## Exercise:
Set down the lines from the one containing "Generate a Python" to the one containing "[0.2, 0.4, 0.5]]", both lines included, exactly as they stand and with no other lines.

---------- Available records

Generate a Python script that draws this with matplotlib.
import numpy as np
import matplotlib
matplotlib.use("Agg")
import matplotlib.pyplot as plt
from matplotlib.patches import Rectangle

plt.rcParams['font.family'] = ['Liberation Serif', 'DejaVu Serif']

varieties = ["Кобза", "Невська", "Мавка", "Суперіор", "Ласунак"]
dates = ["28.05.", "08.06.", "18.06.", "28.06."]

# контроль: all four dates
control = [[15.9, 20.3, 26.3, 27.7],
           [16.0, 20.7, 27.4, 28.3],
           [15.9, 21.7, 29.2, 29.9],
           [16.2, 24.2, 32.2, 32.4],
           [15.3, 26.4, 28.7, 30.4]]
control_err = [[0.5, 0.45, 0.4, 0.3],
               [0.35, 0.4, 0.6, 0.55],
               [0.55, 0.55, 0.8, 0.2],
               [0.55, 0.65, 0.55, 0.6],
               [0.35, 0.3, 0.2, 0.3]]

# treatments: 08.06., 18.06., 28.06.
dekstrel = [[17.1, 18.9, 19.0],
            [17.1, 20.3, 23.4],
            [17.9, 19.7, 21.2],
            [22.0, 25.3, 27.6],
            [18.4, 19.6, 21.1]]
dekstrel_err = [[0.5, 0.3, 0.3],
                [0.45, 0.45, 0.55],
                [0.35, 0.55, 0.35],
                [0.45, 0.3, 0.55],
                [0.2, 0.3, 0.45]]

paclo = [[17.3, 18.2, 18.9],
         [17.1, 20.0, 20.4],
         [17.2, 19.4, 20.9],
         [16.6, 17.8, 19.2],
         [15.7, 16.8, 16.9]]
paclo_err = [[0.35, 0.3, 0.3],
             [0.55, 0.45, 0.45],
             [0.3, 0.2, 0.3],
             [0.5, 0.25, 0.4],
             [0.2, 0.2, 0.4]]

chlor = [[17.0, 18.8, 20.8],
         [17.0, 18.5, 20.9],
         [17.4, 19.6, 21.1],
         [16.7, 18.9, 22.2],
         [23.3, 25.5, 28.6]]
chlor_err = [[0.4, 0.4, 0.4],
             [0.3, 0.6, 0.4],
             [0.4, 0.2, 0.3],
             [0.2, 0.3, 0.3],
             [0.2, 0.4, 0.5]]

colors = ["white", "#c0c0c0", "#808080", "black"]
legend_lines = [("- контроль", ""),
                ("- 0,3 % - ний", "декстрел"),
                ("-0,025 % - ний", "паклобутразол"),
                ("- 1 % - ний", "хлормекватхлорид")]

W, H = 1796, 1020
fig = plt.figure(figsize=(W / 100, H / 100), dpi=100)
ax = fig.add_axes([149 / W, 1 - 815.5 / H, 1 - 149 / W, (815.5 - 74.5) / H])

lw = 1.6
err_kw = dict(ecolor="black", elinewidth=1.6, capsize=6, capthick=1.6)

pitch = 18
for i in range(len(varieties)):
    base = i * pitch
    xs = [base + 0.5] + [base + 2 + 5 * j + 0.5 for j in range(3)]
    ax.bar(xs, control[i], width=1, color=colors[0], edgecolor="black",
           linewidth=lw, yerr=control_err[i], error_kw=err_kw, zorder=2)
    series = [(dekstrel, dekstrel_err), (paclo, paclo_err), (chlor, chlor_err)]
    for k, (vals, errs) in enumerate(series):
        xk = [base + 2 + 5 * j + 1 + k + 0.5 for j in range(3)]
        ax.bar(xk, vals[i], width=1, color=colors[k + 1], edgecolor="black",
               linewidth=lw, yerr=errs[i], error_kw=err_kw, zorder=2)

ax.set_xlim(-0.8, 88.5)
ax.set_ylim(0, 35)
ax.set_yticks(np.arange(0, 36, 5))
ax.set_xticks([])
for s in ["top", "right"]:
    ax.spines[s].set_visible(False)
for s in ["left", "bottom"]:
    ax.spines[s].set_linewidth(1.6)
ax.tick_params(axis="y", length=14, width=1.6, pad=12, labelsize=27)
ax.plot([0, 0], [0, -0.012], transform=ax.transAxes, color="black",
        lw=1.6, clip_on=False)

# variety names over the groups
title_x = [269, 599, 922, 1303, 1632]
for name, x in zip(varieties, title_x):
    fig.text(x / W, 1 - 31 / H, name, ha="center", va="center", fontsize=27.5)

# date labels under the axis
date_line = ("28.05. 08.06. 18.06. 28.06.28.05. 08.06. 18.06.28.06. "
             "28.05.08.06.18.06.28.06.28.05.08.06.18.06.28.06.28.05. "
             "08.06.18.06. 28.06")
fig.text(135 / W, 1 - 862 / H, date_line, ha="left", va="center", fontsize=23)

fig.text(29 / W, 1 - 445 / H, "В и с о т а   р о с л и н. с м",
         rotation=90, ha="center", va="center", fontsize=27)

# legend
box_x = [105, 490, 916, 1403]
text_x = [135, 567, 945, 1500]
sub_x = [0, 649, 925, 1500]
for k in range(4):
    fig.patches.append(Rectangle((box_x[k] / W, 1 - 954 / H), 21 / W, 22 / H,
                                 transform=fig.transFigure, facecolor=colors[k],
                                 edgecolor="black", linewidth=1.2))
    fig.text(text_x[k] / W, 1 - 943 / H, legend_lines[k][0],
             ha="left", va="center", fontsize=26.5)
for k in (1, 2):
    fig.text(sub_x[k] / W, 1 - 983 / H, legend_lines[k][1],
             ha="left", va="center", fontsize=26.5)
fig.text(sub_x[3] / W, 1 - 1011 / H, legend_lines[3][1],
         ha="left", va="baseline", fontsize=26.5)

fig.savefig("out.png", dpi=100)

--------------------
---------- Available records

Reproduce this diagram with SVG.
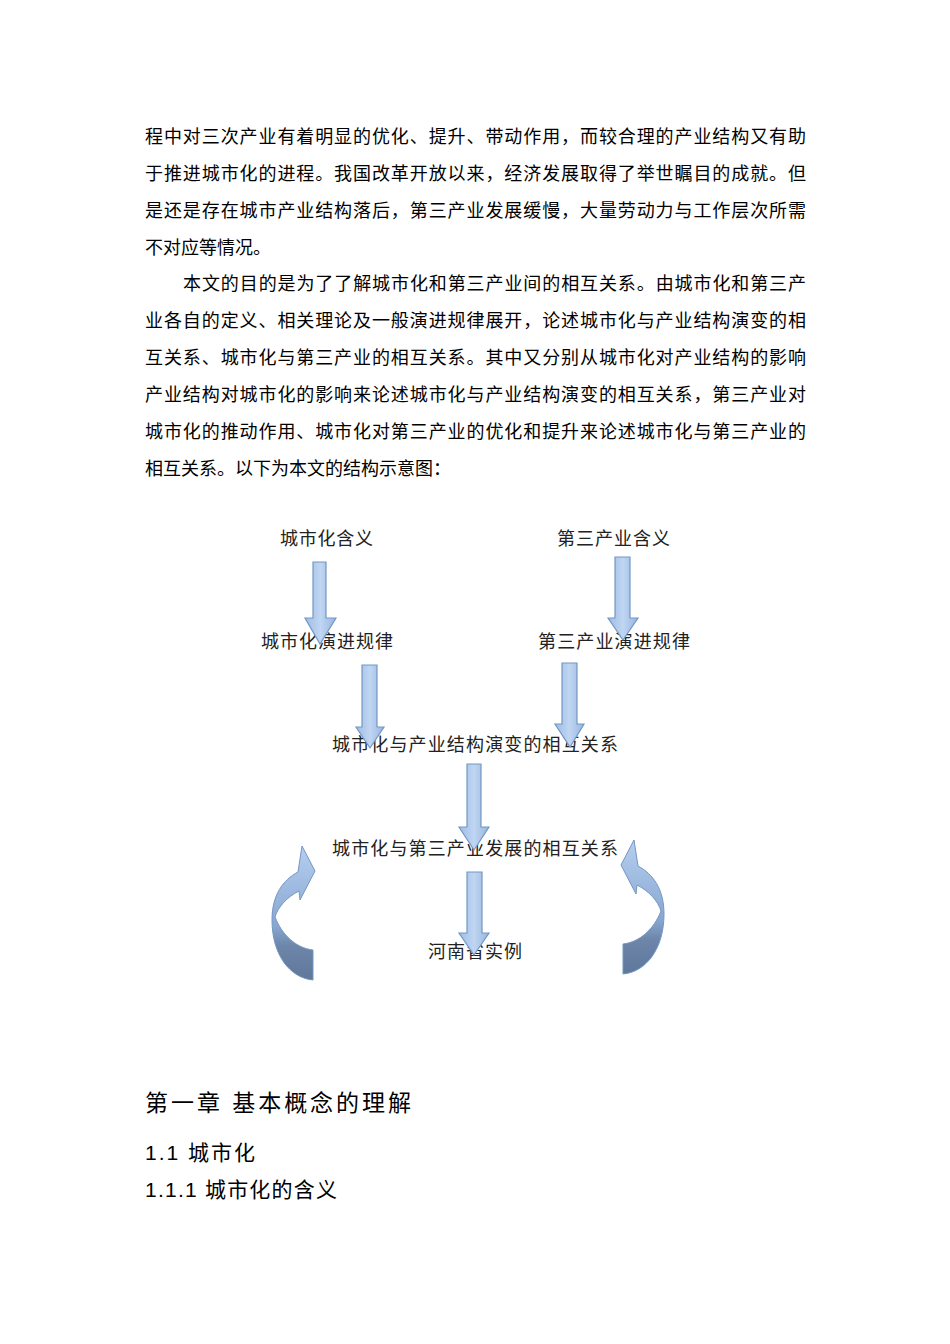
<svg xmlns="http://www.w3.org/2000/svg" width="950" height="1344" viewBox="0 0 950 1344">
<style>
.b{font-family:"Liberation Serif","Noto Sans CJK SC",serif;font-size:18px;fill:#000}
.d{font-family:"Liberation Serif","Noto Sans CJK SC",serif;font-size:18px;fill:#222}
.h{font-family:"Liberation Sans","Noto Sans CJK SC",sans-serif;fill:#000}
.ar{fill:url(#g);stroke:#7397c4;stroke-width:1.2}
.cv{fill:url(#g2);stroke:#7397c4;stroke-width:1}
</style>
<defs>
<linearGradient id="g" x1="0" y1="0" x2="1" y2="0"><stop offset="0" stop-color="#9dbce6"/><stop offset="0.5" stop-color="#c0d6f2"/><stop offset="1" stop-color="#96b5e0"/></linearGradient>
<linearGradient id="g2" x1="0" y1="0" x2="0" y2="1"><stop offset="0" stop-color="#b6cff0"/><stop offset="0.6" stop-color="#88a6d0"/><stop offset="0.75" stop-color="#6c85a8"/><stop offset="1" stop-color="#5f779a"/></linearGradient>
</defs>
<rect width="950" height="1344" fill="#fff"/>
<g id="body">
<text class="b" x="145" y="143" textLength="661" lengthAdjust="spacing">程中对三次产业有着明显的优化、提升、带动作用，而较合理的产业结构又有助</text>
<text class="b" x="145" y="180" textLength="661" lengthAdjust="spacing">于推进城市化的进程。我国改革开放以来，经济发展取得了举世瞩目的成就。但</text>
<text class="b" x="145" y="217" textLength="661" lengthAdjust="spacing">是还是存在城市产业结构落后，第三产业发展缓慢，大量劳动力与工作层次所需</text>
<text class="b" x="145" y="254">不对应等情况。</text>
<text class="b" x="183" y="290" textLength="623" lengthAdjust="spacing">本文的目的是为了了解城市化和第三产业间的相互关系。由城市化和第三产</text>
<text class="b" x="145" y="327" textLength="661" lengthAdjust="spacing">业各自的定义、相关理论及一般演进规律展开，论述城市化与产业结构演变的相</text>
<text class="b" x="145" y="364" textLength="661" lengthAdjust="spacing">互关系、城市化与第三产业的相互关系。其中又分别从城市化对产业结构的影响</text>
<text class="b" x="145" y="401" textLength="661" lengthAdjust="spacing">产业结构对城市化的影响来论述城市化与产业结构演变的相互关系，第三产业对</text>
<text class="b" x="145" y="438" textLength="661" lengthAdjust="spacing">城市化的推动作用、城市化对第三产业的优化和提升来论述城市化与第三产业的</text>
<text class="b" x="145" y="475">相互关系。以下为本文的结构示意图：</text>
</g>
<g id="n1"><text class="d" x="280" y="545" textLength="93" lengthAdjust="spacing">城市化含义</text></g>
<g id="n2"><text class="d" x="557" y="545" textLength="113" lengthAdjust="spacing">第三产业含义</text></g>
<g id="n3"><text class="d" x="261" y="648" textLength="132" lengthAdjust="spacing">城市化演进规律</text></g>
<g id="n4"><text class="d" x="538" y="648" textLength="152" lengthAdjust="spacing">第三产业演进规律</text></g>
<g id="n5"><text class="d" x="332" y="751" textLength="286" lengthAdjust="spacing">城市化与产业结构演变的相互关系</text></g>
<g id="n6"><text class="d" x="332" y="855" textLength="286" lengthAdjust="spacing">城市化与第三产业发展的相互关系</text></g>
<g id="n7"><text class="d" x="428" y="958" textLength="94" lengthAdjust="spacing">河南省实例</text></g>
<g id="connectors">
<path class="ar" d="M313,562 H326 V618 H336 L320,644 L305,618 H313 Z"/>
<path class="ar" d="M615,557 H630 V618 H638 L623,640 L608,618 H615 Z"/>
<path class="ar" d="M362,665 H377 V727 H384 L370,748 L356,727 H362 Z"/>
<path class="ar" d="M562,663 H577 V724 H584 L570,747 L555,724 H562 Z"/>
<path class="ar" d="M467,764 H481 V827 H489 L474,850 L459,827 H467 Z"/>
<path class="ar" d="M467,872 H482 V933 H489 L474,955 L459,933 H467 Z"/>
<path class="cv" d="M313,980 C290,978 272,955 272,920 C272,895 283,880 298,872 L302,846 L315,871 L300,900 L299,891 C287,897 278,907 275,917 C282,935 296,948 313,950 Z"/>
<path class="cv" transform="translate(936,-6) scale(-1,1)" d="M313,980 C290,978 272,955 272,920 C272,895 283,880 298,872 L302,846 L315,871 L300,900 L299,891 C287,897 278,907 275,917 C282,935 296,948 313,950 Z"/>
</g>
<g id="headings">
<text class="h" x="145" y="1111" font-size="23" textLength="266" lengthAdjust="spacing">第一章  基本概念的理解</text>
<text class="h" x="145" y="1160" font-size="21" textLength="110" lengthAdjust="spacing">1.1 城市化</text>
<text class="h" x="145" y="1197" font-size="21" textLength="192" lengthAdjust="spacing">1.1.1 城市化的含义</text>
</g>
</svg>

--------------------
---------- Available records

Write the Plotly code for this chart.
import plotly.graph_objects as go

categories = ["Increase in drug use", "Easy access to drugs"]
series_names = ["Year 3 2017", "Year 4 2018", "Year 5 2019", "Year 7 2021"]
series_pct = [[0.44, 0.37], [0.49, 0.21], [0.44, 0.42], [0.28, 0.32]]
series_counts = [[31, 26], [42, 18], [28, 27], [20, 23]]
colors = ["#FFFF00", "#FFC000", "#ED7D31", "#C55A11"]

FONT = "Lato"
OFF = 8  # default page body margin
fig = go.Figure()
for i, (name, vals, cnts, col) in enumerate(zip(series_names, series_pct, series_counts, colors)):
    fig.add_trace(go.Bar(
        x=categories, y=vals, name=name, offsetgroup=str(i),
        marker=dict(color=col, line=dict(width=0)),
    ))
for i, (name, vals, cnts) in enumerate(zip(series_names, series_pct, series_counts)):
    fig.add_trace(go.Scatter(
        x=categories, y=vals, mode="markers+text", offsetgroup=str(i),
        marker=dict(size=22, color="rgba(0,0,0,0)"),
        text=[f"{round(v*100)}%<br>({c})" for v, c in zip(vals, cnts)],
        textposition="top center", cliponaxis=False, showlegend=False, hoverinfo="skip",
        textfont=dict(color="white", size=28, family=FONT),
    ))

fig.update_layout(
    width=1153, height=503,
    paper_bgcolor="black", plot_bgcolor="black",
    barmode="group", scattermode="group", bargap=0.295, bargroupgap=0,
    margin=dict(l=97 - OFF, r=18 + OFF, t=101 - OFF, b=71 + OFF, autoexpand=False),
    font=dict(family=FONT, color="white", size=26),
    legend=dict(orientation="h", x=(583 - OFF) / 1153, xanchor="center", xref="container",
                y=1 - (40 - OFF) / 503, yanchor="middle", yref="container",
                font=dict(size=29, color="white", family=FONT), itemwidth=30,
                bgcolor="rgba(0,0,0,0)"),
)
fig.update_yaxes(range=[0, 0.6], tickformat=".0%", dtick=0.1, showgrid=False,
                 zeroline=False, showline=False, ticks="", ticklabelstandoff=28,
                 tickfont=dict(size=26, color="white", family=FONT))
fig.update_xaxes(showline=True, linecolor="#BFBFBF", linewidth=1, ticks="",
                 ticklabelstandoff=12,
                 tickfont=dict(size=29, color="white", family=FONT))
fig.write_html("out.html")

--------------------

## Reply to the exercise:
Generate a Python script that draws this with matplotlib.
import numpy as np
import matplotlib
matplotlib.use("Agg")
import matplotlib.pyplot as plt
from matplotlib.patches import Rectangle

plt.rcParams['font.family'] = ['Liberation Serif', 'DejaVu Serif']

varieties = ["Кобза", "Невська", "Мавка", "Суперіор", "Ласунак"]
dates = ["28.05.", "08.06.", "18.06.", "28.06."]

# контроль: all four dates
control = [[15.9, 20.3, 26.3, 27.7],
           [16.0, 20.7, 27.4, 28.3],
           [15.9, 21.7, 29.2, 29.9],
           [16.2, 24.2, 32.2, 32.4],
           [15.3, 26.4, 28.7, 30.4]]
control_err = [[0.5, 0.45, 0.4, 0.3],
               [0.35, 0.4, 0.6, 0.55],
               [0.55, 0.55, 0.8, 0.2],
               [0.55, 0.65, 0.55, 0.6],
               [0.35, 0.3, 0.2, 0.3]]

# treatments: 08.06., 18.06., 28.06.
dekstrel = [[17.1, 18.9, 19.0],
            [17.1, 20.3, 23.4],
            [17.9, 19.7, 21.2],
            [22.0, 25.3, 27.6],
            [18.4, 19.6, 21.1]]
dekstrel_err = [[0.5, 0.3, 0.3],
                [0.45, 0.45, 0.55],
                [0.35, 0.55, 0.35],
                [0.45, 0.3, 0.55],
                [0.2, 0.3, 0.45]]

paclo = [[17.3, 18.2, 18.9],
         [17.1, 20.0, 20.4],
         [17.2, 19.4, 20.9],
         [16.6, 17.8, 19.2],
         [15.7, 16.8, 16.9]]
paclo_err = [[0.35, 0.3, 0.3],
             [0.55, 0.45, 0.45],
             [0.3, 0.2, 0.3],
             [0.5, 0.25, 0.4],
             [0.2, 0.2, 0.4]]

chlor = [[17.0, 18.8, 20.8],
         [17.0, 18.5, 20.9],
         [17.4, 19.6, 21.1],
         [16.7, 18.9, 22.2],
         [23.3, 25.5, 28.6]]
chlor_err = [[0.4, 0.4, 0.4],
             [0.3, 0.6, 0.4],
             [0.4, 0.2, 0.3],
             [0.2, 0.3, 0.3],
             [0.2, 0.4, 0.5]]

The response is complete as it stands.